Which are the most Earthquake Prone Zones of India?



On the basis of the intensities or the destructiveness of the earthquakes a map of India has been published by the Meteorological Department in collaboration of the Indian Standard Institution. The map shows the five seismic zones based on modified Mercalli Scale.

Zone I - Intensity V or below (instrumental, feeble, slight, moderate rather strong)

Zone II - Intensity VI (Strong)

Zone III - Intensity VII (Very Strong)

Zone IV - Intensity VIII (destructive) Zone

V - Intensity more than VIII (disastrous, catastrophic)

Zone I:

Comprises some areas of Punjab and Haryana, plains of Uttar Pradesh, Coastal plains of Maharashtra and Kerala, certain parts of the plains of Bihar and West Bengal, certain areas in Rajasthan and major part of Gujarat except Kutch.

Zone II:

Includes southern Punjab and Haryana, certain parts of the plains of Uttar Pradesh, eastern Rajasthan, coastal areas of Orissa and Tamilnadu. This is the low damage risk zone.

Zone III:

Covers southern and Southeastern parts of Rajasthan, larger parts of Madhya Pradesh, Maharashtra, Karnataka, Jharkhand and northern and northwestern part of Orissa.

Zone IV:

Represents areas where there is high damage risk by destructive earthquakes. This zone comprises the State of Jarnmu and Kashmir, Himachal Pradesh, northern part of Punjab and Haryana, Delhi, eastern Uttar Pradesh, tarai and bhabar regions, the Himalayan areas of Uttaranchal, Bihar and Sikkim.

Zone V:

Represents areas of the most destructive and catastrophic earthquakes where there is extremely high damage risk. The following areas fall into this zone: certain parts of Jammu and Kashmir, parts of Himachal Pradesh, Uttaranchal, Monghyr and Darbhanga districts of Bihar, northern part of India and Kutch region of Gujarat.

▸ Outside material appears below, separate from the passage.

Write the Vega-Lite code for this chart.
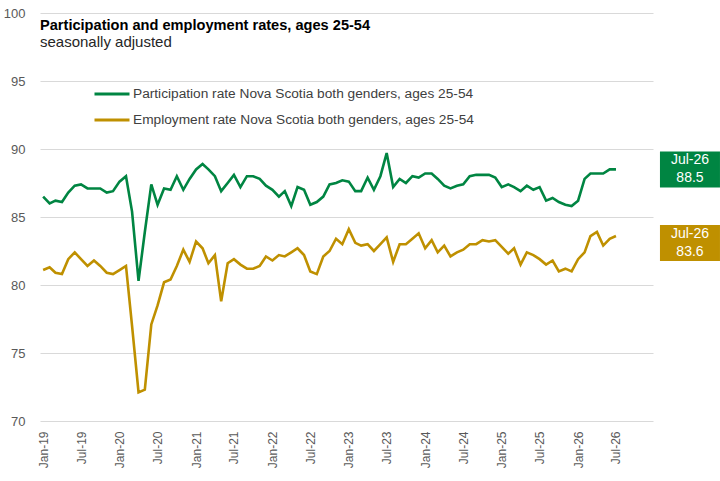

This map gives the most generalised picture about the intensities of earthquakes occurring in different zones. There are, it is true, some very strong exceptions. Calcutta earthquake of 1737, which killed about 300,000 people offers as typical example.

As shown in the map of the earthquake prone zones of India, Calcutta is located in a zone where normally there is little chance of very destructive earthquakes.